Energy Australia

Duration
Duration:
3 months
Workforce
Workforce:
17 Employees
Service
Service Area:
Structures

The
Challenge

A functioning power station supplying 40% of Melbourne’s electricity required roof and wall cladding removed and replaced from its rising conveyors that house two enormous conveyor belts bringing coal from the crusher house up to the boilers.

These structures are unusual in every way, a virtual tunnel-shed on stilts. Only 8 metres wide and 6 metres high but 350 metres long and sitting on stilts about 15 metres off the ground. The client proposed that a full-face scaffold would be required for the entire external walls of the structure. This would have been both colossal and extremely expensive.

The
Solution

Korex designed a scaffold to be placed inside the conveyor building which straddled each of the two conveyors. The scaffold ran the entire length of the structure but because it sat inside, not outside, it only needed to be five metres high and 8 metres wide. We placed the scaffold work platform at just 1 metre below the roof.

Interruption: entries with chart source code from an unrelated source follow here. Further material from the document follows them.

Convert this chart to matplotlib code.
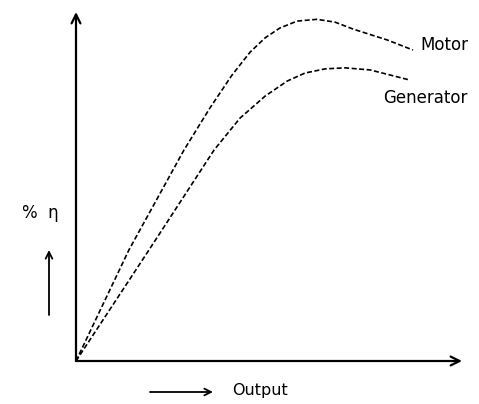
import numpy as np
import matplotlib
matplotlib.use('Agg')
import matplotlib.pyplot as plt

# curves (output in arbitrary units, efficiency in %)
motor_x = [0, 1.37, 2.80, 3.47, 4.04, 4.51, 4.90, 5.28, 5.73, 6.24, 6.71,
           7.18, 8.06, 8.73]
motor_eff = [0, 31.8, 60.5, 72.5, 81.9, 88.5, 92.6, 95.4, 97.4, 97.9, 97.1,
             95.1, 92.0, 89.1]

gen_x = [0, 1.89, 3.58, 4.25, 4.90, 5.47, 5.93, 6.45, 6.97, 7.62, 8.65]
gen_eff = [0, 31.8, 60.5, 69.6, 75.9, 80.2, 82.5, 83.7, 84.0, 83.4, 80.5]

W, H = 479, 404
fig = plt.figure(figsize=(W / 100, H / 100), dpi=100)
ax = fig.add_axes([76 / W, (H - 361) / H, (462 - 76) / W, (361 - 12) / H])
ax.set_xlim(0, 10)
ax.set_ylim(0, 100)
ax.axis('off')

# sketchy dashed curves
ax.plot(motor_x, motor_eff, color='black', lw=1.2, ls=(0, (3, 1.5)))
ax.plot(gen_x, gen_eff, color='black', lw=1.2, ls=(0, (3, 1.5)))

# hand-drawn style axes with open arrow heads
arrow = dict(arrowstyle='->', color='black', lw=1.6, mutation_scale=16,
             shrinkA=0, shrinkB=0)
ax.annotate('', xy=(10, 0), xytext=(0, 0), arrowprops=arrow, annotation_clip=False)
ax.annotate('', xy=(0, 100), xytext=(0, 0), arrowprops=arrow, annotation_clip=False)

# labels
fig.text(420 / W, 1 - 45 / H, 'Motor', fontsize=12, va='center', ha='left')
fig.text(383 / W, 1 - 98 / H, 'Generator', fontsize=12, va='center', ha='left')
fig.text(232 / W, 1 - 390 / H, 'Output', fontsize=11.5, va='center', ha='left')
fig.text(22 / W, 1 - 213 / H, '%  η', fontsize=12, va='center', ha='left')

small = dict(arrowstyle='->', color='black', lw=1.3, mutation_scale=12,
             shrinkA=0, shrinkB=0)
ax.annotate('', xy=(213 / W, 1 - 392 / H), xytext=(150 / W, 1 - 392 / H),
            xycoords='figure fraction', textcoords='figure fraction',
            arrowprops=small, annotation_clip=False)
ax.annotate('', xy=(49 / W, 1 - 250 / H), xytext=(49 / W, 1 - 315 / H),
            xycoords='figure fraction', textcoords='figure fraction',
            arrowprops=small, annotation_clip=False)

fig.savefig('out.png', dpi=100)
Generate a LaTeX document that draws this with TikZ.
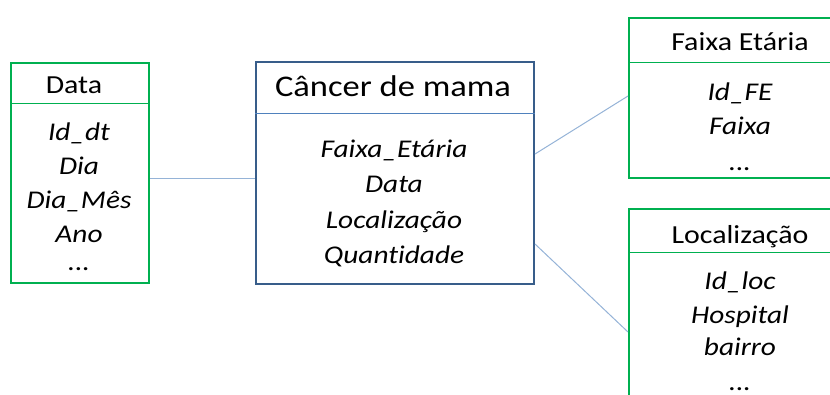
\documentclass[tikz,border=0pt]{standalone}
\usepackage{fontspec}
\setmainfont{Carlito}[FakeStretch=1.15, Ligatures={NoCommon}]
\definecolor{entgreen}{HTML}{00B050}
\definecolor{factblue}{HTML}{385D8A}
\definecolor{divblue}{HTML}{4F81BD}
\definecolor{linkblue}{HTML}{95B3D7}
\newcommand\mydots{...}
\begin{document}
\begin{tikzpicture}[x=1pt,y=-1pt,
  ent/.style={draw=entgreen, line width=2pt, inner sep=0pt, anchor=north west},
  fact/.style={draw=factblue, line width=2pt, inner sep=0pt, anchor=north west},
  gdiv/.style={draw=entgreen, line width=1pt},
  bdiv/.style={draw=divblue, line width=1pt},
  link/.style={draw=linkblue, line width=1pt},
  hdr/.style={anchor=base, inner sep=0pt, font=\fontsize{26}{30}\selectfont},
  bighdr/.style={anchor=base, inner sep=0pt, font=\fontsize{30}{34}\selectfont},
  item/.style={anchor=base, inner sep=0pt, font=\fontsize{25.5}{28}\selectfont\itshape}]
\useasboundingbox (0,0) rectangle (830,394);
\clip (0,0) rectangle (830,394);

% boxes
\node[ent, minimum width=138pt, minimum height=220pt] (data) at (10,62) {};
\node[fact, minimum width=278pt, minimum height=222pt] (cm) at (255,61) {};
\node[ent, minimum width=224pt, minimum height=160pt] (fe) at (628,17) {};
\node[ent, minimum width=224pt, minimum height=230pt] (loc) at (628,208) {};

% dividers
\draw[gdiv] (data.west |- 0,103) -- (data.east |- 0,103);
\draw[bdiv] (cm.west |- 0,113) -- (cm.east |- 0,113);
\draw[gdiv] (fe.west |- 0,62) -- (fe.east |- 0,62);
\draw[gdiv] (loc.west |- 0,252) -- (loc.east |- 0,252);

% headers
\node[hdr] (data-h) at (74,93) {Data};
\node[bighdr] (cm-h) at (393,96) {Câncer de mama};
\node[hdr] (fe-h) at (740,50) {Faixa Etária};
\node[hdr] (loc-h) at (740,243) {Localização};

% attributes
\foreach \t/\y [count=\i] in {Id\_dt/140, Dia/174, Dia\_Mês/208, Ano/242, \mydots/270}
  \node[item, name=d\i] at (79,\y) {\t};
\foreach \t/\y [count=\i] in {Faixa\_Etária/157, Data/192.5, Localização/228, Quantidade/263.5}
  \node[item, name=c\i] at (394,\y) {\t};
\foreach \t/\y [count=\i] in {Id\_FE/100, Faixa/134, \mydots/170}
  \node[item, name=f\i] at (740,\y) {\t};
\foreach \t/\y [count=\i] in {Id\_loc/289, Hospital/323, bairro/355, \mydots/390}
  \node[item, name=l\i] at (740,\y) {\t};

% connectors
\draw[link] ([yshift=-5pt]data.east) -- ([yshift=-5pt]cm.west);
\draw[link] ([yshift=19pt]cm.east) -- ([yshift=2pt]fe.west);
\draw[link] ([yshift=-71pt]cm.east) -- ([yshift=-124pt]loc.north west);
\end{tikzpicture}
\end{document}
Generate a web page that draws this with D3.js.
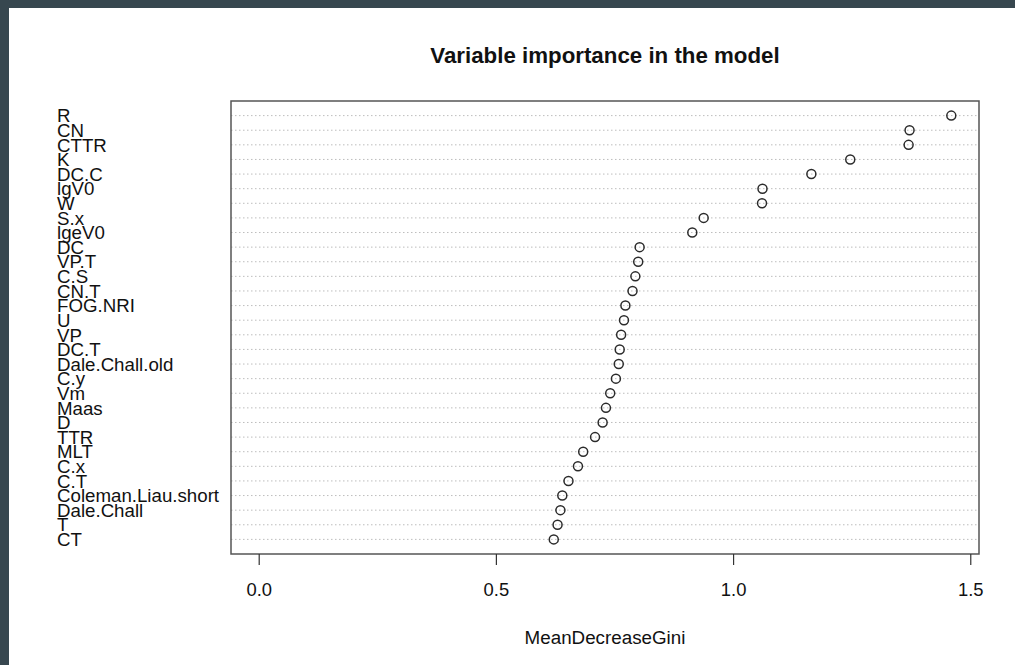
<!DOCTYPE html>
<html>
<head>
<meta charset="utf-8">
<script src="https://cdn.jsdelivr.net/npm/d3@7"></script>
<style>
  html, body { margin: 0; padding: 0; background: #fff; overflow: hidden; }
  svg { display: block; font-family: "Liberation Sans", Arial, sans-serif; }
</style>
</head>
<body>
<script>
// variables, top to bottom as drawn
const variables = ["R", "CN", "CTTR", "K", "DC.C", "lgV0", "W", "S.x", "lgeV0", "DC",
  "VP.T", "C.S", "CN.T", "FOG.NRI", "U", "VP", "DC.T", "Dale.Chall.old", "C.y", "Vm",
  "Maas", "D", "TTR", "MLT", "C.x", "C.T", "Coleman.Liau.short", "Dale.Chall", "T", "CT"];
const meanDecreaseGini = [1.460, 1.372, 1.370, 1.247, 1.165, 1.062, 1.061, 0.938, 0.914, 0.803,
  0.800, 0.794, 0.788, 0.773, 0.770, 0.764, 0.761, 0.759, 0.753, 0.741,
  0.732, 0.725, 0.709, 0.684, 0.673, 0.653, 0.640, 0.636, 0.630, 0.622];
const xTicks = [0, 0.5, 1.0, 1.5];
const title = "Variable importance in the model";
const xLabel = "MeanDecreaseGini";

const width = 1015, height = 665;
const box = {left: 231, right: 979, top: 101, bottom: 554};

const svg = d3.select("body").append("svg")
  .attr("width", width)
  .attr("height", height);

svg.append("rect").attr("width", width).attr("height", height).attr("fill", "#fff");
// dark frame strips at top and left
svg.append("rect").attr("x", 0).attr("y", 0).attr("width", width).attr("height", 8).attr("fill", "#37474f");
svg.append("rect").attr("x", 0).attr("y", 0).attr("width", 9).attr("height", height).attr("fill", "#37474f");

const xmax = d3.max(meanDecreaseGini);
const pad = 0.04 * xmax;
const x = d3.scaleLinear().domain([-pad, xmax + pad]).range([box.left, box.right]);
const n = variables.length;
const y = d3.scaleLinear().domain([0, n + 1]).range([box.bottom, box.top]);
const rowY = (i) => y(n - i);

const rows = variables.map((v, i) => ({name: v, value: meanDecreaseGini[i], i: i}));

// dotted guide lines
svg.append("g").selectAll("line")
  .data(rows)
  .enter()
  .append("line")
  .attr("x1", box.left)
  .attr("x2", box.right)
  .attr("y1", d => rowY(d.i))
  .attr("y2", d => rowY(d.i))
  .attr("stroke", "#bdbdbd")
  .attr("stroke-width", 1)
  .attr("stroke-dasharray", "1.5,2.5");

// points
svg.append("g").selectAll("circle")
  .data(rows)
  .enter()
  .append("circle")
  .attr("cx", d => x(d.value))
  .attr("cy", d => rowY(d.i))
  .attr("r", 4.5)
  .attr("fill", "none")
  .attr("stroke", "#2b2b2b")
  .attr("stroke-width", 1.5);

// box
svg.append("rect")
  .attr("x", box.left)
  .attr("y", box.top)
  .attr("width", box.right - box.left)
  .attr("height", box.bottom - box.top)
  .attr("fill", "none")
  .attr("stroke", "#555")
  .attr("stroke-width", 1.5);

// variable labels
svg.append("g").selectAll("text")
  .data(rows)
  .enter()
  .append("text")
  .attr("x", 57)
  .attr("y", d => rowY(d.i) + 6.7)
  .attr("font-size", 18.7)
  .attr("fill", "#111")
  .text(d => d.name);

// x axis
const xAxis = svg.append("g")
  .attr("transform", `translate(0,${box.bottom})`)
  .call(d3.axisBottom(x).tickValues(xTicks).tickFormat(d3.format(".1f")).tickSize(11).tickPadding(18));
xAxis.select(".domain").remove();
xAxis.selectAll(".tick line").attr("stroke", "#333").attr("stroke-width", 1.2);
xAxis.selectAll(".tick text")
  .attr("font-size", 18.4)
  .attr("font-family", "Liberation Sans, Arial, sans-serif")
  .attr("fill", "#111");

// titles
svg.append("text")
  .attr("x", (box.left + box.right) / 2)
  .attr("y", 62.7)
  .attr("text-anchor", "middle")
  .attr("font-size", 22.3)
  .attr("font-weight", "bold")
  .attr("fill", "#111")
  .text(title);

svg.append("text")
  .attr("x", (box.left + box.right) / 2)
  .attr("y", 644)
  .attr("text-anchor", "middle")
  .attr("font-size", 18.8)
  .attr("fill", "#111")
  .text(xLabel);
</script>
</body>
</html>
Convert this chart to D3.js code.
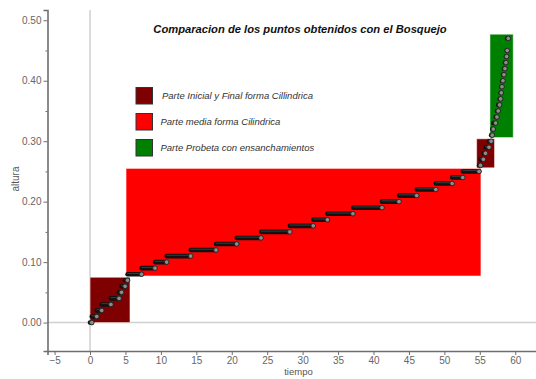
<!DOCTYPE html>
<html>
<head>
<meta charset="utf-8">
<script src="https://cdn.jsdelivr.net/npm/d3@7"></script>
<style>
  html, body { margin: 0; padding: 0; background: #fff; }
  svg { display: block; }
  text { font-family: "Liberation Sans", Arial, sans-serif; }
</style>
</head>
<body>
<svg id="chart" width="536" height="379"></svg>
<script>
// Measured points: height reached (altura) and the time it was reached (tiempo)
const altura = [0.00, 0.01, 0.02, 0.03, 0.04, 0.05, 0.06, 0.07, 0.08, 0.09,
                0.10, 0.11, 0.12, 0.13, 0.14, 0.15, 0.16, 0.17, 0.18, 0.19,
                0.20, 0.21, 0.22, 0.23, 0.24, 0.25, 0.26, 0.27, 0.28, 0.29,
                0.30, 0.31, 0.32, 0.33, 0.34, 0.35, 0.36, 0.37, 0.38, 0.39,
                0.40, 0.41, 0.42, 0.43, 0.44, 0.45, 0.47];
const tiempo = [0.25, 0.95, 1.65, 2.95, 4.1, 4.45, 4.95, 5.3, 7.29, 9.17,
                10.82, 14.21, 17.78, 20.7, 24.13, 28.2, 31.5, 33.5, 37.1, 41.2,
                43.6, 46.1, 48.8, 51.1, 52.6, 54.9, 55.1, 55.5, 55.8, 56.3,
                56.6, 56.76, 56.9, 57.24, 57.42, 57.6, 57.8, 57.94, 58.03, 58.13,
                58.27, 58.41, 58.55, 58.69, 58.79, 58.87, 59.02];

// Sketch regions (Bosquejo): time span and height span of each part
const zonaT0 = [0, 5.08, 54.55, 56.43];
const zonaT1 = [5.64, 55.16, 57.08, 59.72];
const zonaH0 = [0, 0.077, 0.256, 0.306];
const zonaH1 = [0.075, 0.255, 0.304, 0.477];
const zonaColor = ["#7f0000", "#ff0000", "#7f0000", "#008000"];

// Legend entries
const leyendaTexto = ["Parte Inicial y Final forma Cillindrica", "Parte media forma Cilindrica",
                      "Parte Probeta con ensanchamientos"];
const leyendaColor = ["#7f0000", "#ff0000", "#008000"];

const xTicks = [-5, 0, 5, 10, 15, 20, 25, 30, 35, 40, 45, 50, 55, 60];
const yTicks = [0, 0.1, 0.2, 0.3, 0.4, 0.5];
const yMinor = [0.05, 0.15, 0.25, 0.35, 0.45];

const svg = d3.select("#chart");
const x = d3.scaleLinear().domain([-6, 63]).range([47.5, 536.5]);
const y = d3.scaleLinear().domain([-0.047, 0.517]).range([351, 10]);

// reference lines through the origin
svg.append("line")
  .attr("x1", x(0)).attr("x2", x(0)).attr("y1", y.range()[1]).attr("y2", y.range()[0])
  .attr("stroke", "#d0d0d0").attr("stroke-width", 1.5);
svg.append("line")
  .attr("x1", x.range()[0]).attr("x2", x.range()[1]).attr("y1", y(0)).attr("y2", y(0))
  .attr("stroke", "#d0d0d0").attr("stroke-width", 1.5);

// sketch regions
svg.append("g").selectAll("rect")
  .data(d3.range(zonaT0.length))
  .join("rect")
  .attr("x", i => x(zonaT0[i]))
  .attr("y", i => y(zonaH1[i]))
  .attr("width", i => x(zonaT1[i]) - x(zonaT0[i]))
  .attr("height", i => y(zonaH0[i]) - y(zonaH1[i]))
  .attr("fill", i => zonaColor[i])
  .attr("stroke", "rgba(255,255,255,0.55)")
  .attr("stroke-width", 1);

// measured steps: horizontal bar from the previous time to the current one
const pts = d3.range(altura.length);
const steps = svg.append("g");
steps.selectAll("line.bar")
  .data(pts)
  .join("line")
  .attr("class", "bar")
  .attr("x1", i => x(i === 0 ? 0 : tiempo[i - 1]))
  .attr("x2", i => x(tiempo[i]))
  .attr("y1", i => y(altura[i]))
  .attr("y2", i => y(altura[i]))
  .attr("stroke", "#111")
  .attr("stroke-width", 4.6)
  .attr("stroke-linecap", "round");
steps.selectAll("line.shine")
  .data(pts)
  .join("line")
  .attr("class", "shine")
  .attr("x1", i => x(i === 0 ? 0 : tiempo[i - 1]))
  .attr("x2", i => x(tiempo[i]))
  .attr("y1", i => y(altura[i]) - 0.8)
  .attr("y2", i => y(altura[i]) - 0.8)
  .attr("stroke", "#3c3c3c")
  .attr("stroke-width", 1)
  .attr("stroke-linecap", "round");
steps.selectAll("circle")
  .data(pts)
  .join("circle")
  .attr("cx", i => x(tiempo[i]))
  .attr("cy", i => y(altura[i]))
  .attr("r", 2.3)
  .attr("fill", "#8c8c8c")
  .attr("stroke", "#222")
  .attr("stroke-width", 0.9);

// axes
const xAxis = d3.axisBottom(x).tickValues(xTicks).tickSize(4).tickPadding(2)
  .tickFormat(d3.format("d"));
const gx = svg.append("g").attr("transform", `translate(0,${y.range()[0]})`).call(xAxis);
const yAxis = d3.axisLeft(y).tickValues(yTicks).tickSize(4).tickPadding(2)
  .tickFormat(d3.format(".2f"));
const gy = svg.append("g").attr("transform", `translate(${x.range()[0]},0)`).call(yAxis);
const gyMinor = svg.append("g").attr("transform", `translate(${x.range()[0]},0)`)
  .call(d3.axisLeft(y).tickValues(yMinor).tickSize(2).tickFormat(""));
gyMinor.select(".domain").remove();

[gx, gy, gyMinor].forEach(g => {
  g.select(".domain").attr("stroke", "#6e6e6e").attr("stroke-width", 1.6);
  g.selectAll(".tick line").attr("stroke", "#6e6e6e").attr("stroke-width", 1);
  g.selectAll(".tick text").attr("fill", "#666").attr("font-size", 10)
    .attr("font-family", "'Liberation Sans', Arial, sans-serif");
});

// axis titles
svg.append("text")
  .attr("x", 298.5).attr("y", 374.5)
  .attr("text-anchor", "middle").attr("font-size", 9.5).attr("fill", "#555")
  .text("tiempo");
svg.append("text")
  .attr("transform", "translate(18.5,179) rotate(-90)")
  .attr("text-anchor", "middle").attr("font-size", 10).attr("fill", "#555")
  .text("altura");

// chart title
svg.append("text")
  .attr("x", 300).attr("y", 33)
  .attr("text-anchor", "middle")
  .attr("font-size", 11.2).attr("font-weight", "bold").attr("font-style", "italic")
  .attr("fill", "#111")
  .text("Comparacion de los puntos obtenidos con el Bosquejo");

// legend
const leg = svg.append("g").attr("transform", "translate(136,87.5)");
const item = leg.selectAll("g")
  .data(d3.range(leyendaTexto.length))
  .join("g")
  .attr("transform", i => `translate(0,${i * 26})`);
item.append("rect")
  .attr("width", 16.5).attr("height", 16.5)
  .attr("fill", i => leyendaColor[i])
  .attr("stroke", "#333").attr("stroke-width", 1);
item.append("text")
  .attr("x", i => i === 0 ? 26 : 24.5).attr("y", 11.5)
  .attr("font-size", 9.5).attr("font-style", "italic").attr("fill", "#333")
  .text(i => leyendaTexto[i]);
</script>
</body>
</html>
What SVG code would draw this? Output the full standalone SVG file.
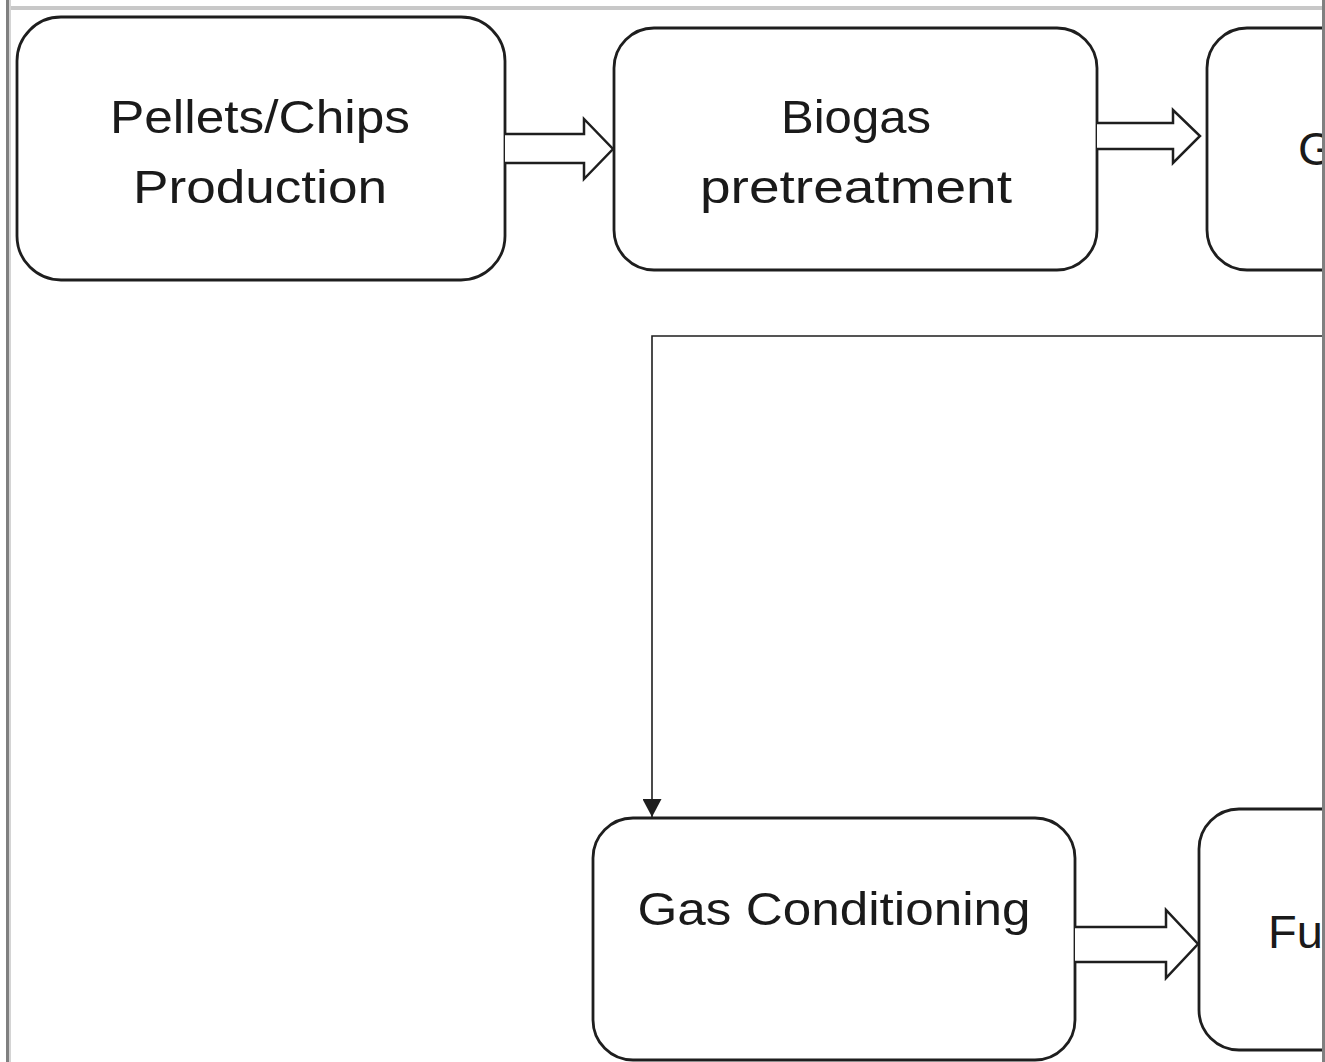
<svg xmlns="http://www.w3.org/2000/svg" width="1325" height="1062" viewBox="0 0 1325 1062">
  <defs>
    <style>
      .box { fill: #ffffff; stroke: #1e1e1e; stroke-width: 2.8; }
      .lbl { font-family: "Liberation Sans", Arial, sans-serif; font-size: 47px; fill: #1a1a1a; }
      .fat { fill: #ffffff; stroke: #1e1e1e; stroke-width: 2.5; stroke-linejoin: miter; }
      .thin { fill: none; stroke: #1e1e1e; stroke-width: 1.6; }
    </style>
    <marker id="tri" viewBox="0 0 10 10" refX="10" refY="5" markerWidth="18" markerHeight="19" markerUnits="userSpaceOnUse" orient="auto" preserveAspectRatio="none">
      <path d="M0,0 L10,5 L0,10 Z" fill="#1e1e1e"/>
    </marker>
  </defs>

  <rect x="0" y="0" width="1325" height="1062" fill="#ffffff"/>

  <!-- nodes -->
  <g id="pellets">
    <rect class="box" x="17" y="17" width="488" height="263" rx="44"/>
    <text class="lbl" x="260" y="133" text-anchor="middle" textLength="300" lengthAdjust="spacingAndGlyphs">Pellets/Chips</text>
    <text class="lbl" x="260" y="203" text-anchor="middle" textLength="254" lengthAdjust="spacingAndGlyphs">Production</text>
  </g>
  <g id="biogas">
    <rect class="box" x="614" y="28" width="483" height="242" rx="40"/>
    <text class="lbl" x="856" y="133" text-anchor="middle" textLength="150" lengthAdjust="spacingAndGlyphs">Biogas</text>
    <text class="lbl" x="856" y="203" text-anchor="middle" textLength="312" lengthAdjust="spacingAndGlyphs">pretreatment</text>
  </g>
  <g id="gasification">
    <rect class="box" x="1207" y="28" width="300" height="242" rx="40"/>
    <text class="lbl" x="1298" y="165">G</text>
  </g>
  <g id="conditioning">
    <rect class="box" x="593" y="818" width="482" height="242" rx="40"/>
    <text class="lbl" x="834" y="925" text-anchor="middle" textLength="393" lengthAdjust="spacingAndGlyphs">Gas Conditioning</text>
  </g>
  <g id="fuel">
    <rect class="box" x="1199" y="809" width="300" height="241" rx="40"/>
    <text class="lbl" x="1268" y="948">Fu</text>
  </g>

  <!-- connectors -->
  <g id="connectors">
    <path class="fat" d="M505,134 L584,134 L584,119 L613,149 L584,179 L584,163 L505,163"/>
    <path class="fat" d="M1097,123 L1173,123 L1173,110 L1200,136 L1173,163 L1173,149 L1097,149"/>
    <path class="fat" d="M1075,927 L1166,927 L1166,910 L1198,944 L1166,978 L1166,962 L1075,962"/>
    <path class="thin" d="M1330,336 L652,336 L652,817" marker-end="url(#tri)"/>
  </g>

  <!-- frame edges -->
  <rect x="11" y="6" width="1311" height="4" fill="#c8c8c8"/>
  <rect x="6" y="0" width="3" height="1062" fill="#808080"/>
  <rect x="9" y="0" width="2" height="1062" fill="#d4d4d4"/>
  <rect x="1322" y="0" width="3" height="1062" fill="#808080"/>
</svg>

This allowed roof panels to be removed from the safe deck of the platform and for the replacement sheets to be easily managed with the roof plumbers fixing into surfaces at their own waist height avoiding any strain injuries. Additionally, it allowed us to separate the works area from the conveyors with an impervious layer to ensure no fragments of asbestos could fall into the conveyor’s coal loads.

The
Outcome

This innovative option meant, that for lower cost, the cladding works could proceed with no interruption to the operation of both conveyors.